I'm new to learning about perceptrons, but I saw a proof (for perceptron for binary classification with the caveat of forcing the separator through the origin) that, assuming the data is linearly separable along with two other assumptions:
- There exists $\theta^*$ such that $y^{i} * (\frac{\theta^* \cdot x^{i}}{||\theta^*||}) \geq \gamma \gt 0$ for all $i$, (where $\theta^*$ represents the normal vector to the linear separator, and which points toward a positive classification (as opposed to negative, for the two classes); $y^i$ the correct label, and $x^i$ the data point);
- $||x^i|| \leq R$, for some $R \gt 0$.
that there is an upper-bound on the number of "mistakes" (updates, or in other words changes made to the parameters defining the linear separator) made by the perceptron algorithm (that happens to be at most $(\frac{R}{\gamma})^2$).
My question is whether during the process of the perceptron algorithm (be it for perceptron forced through the origin or in general, where a constant $\theta$ term is also permitted in the equation for its linear separator) for linearly-separable data, whether it monotonically converges? In other words, for each mistake/update that the perceptron algorithm makes to the parameters describing the linear separator, does it's predicted separator "get closer" to one that successfully separates that data?

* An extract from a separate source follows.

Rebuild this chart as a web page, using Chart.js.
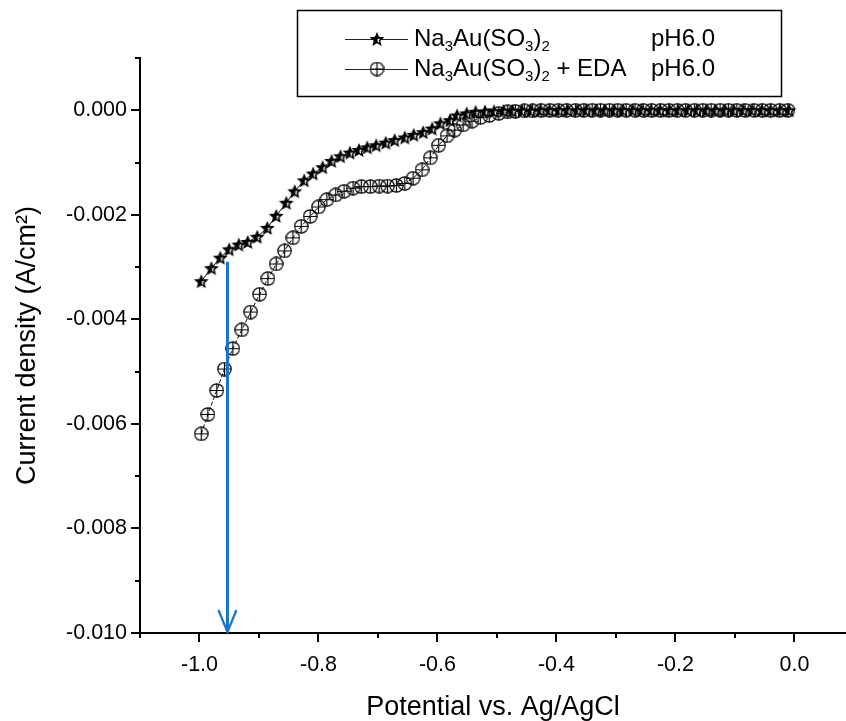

As a concrete example, if we force perceptron to draw its linear separator through the origin, and restrict our data points to be in 2D, and knew of some linear separator already (ie visually) that could separate that data, would the perceptron algorithm in this case have the angle between its predicted separator line and that of this known successful one always decrease (or at least, not increase) for each update it makes to the parameters describing its separator?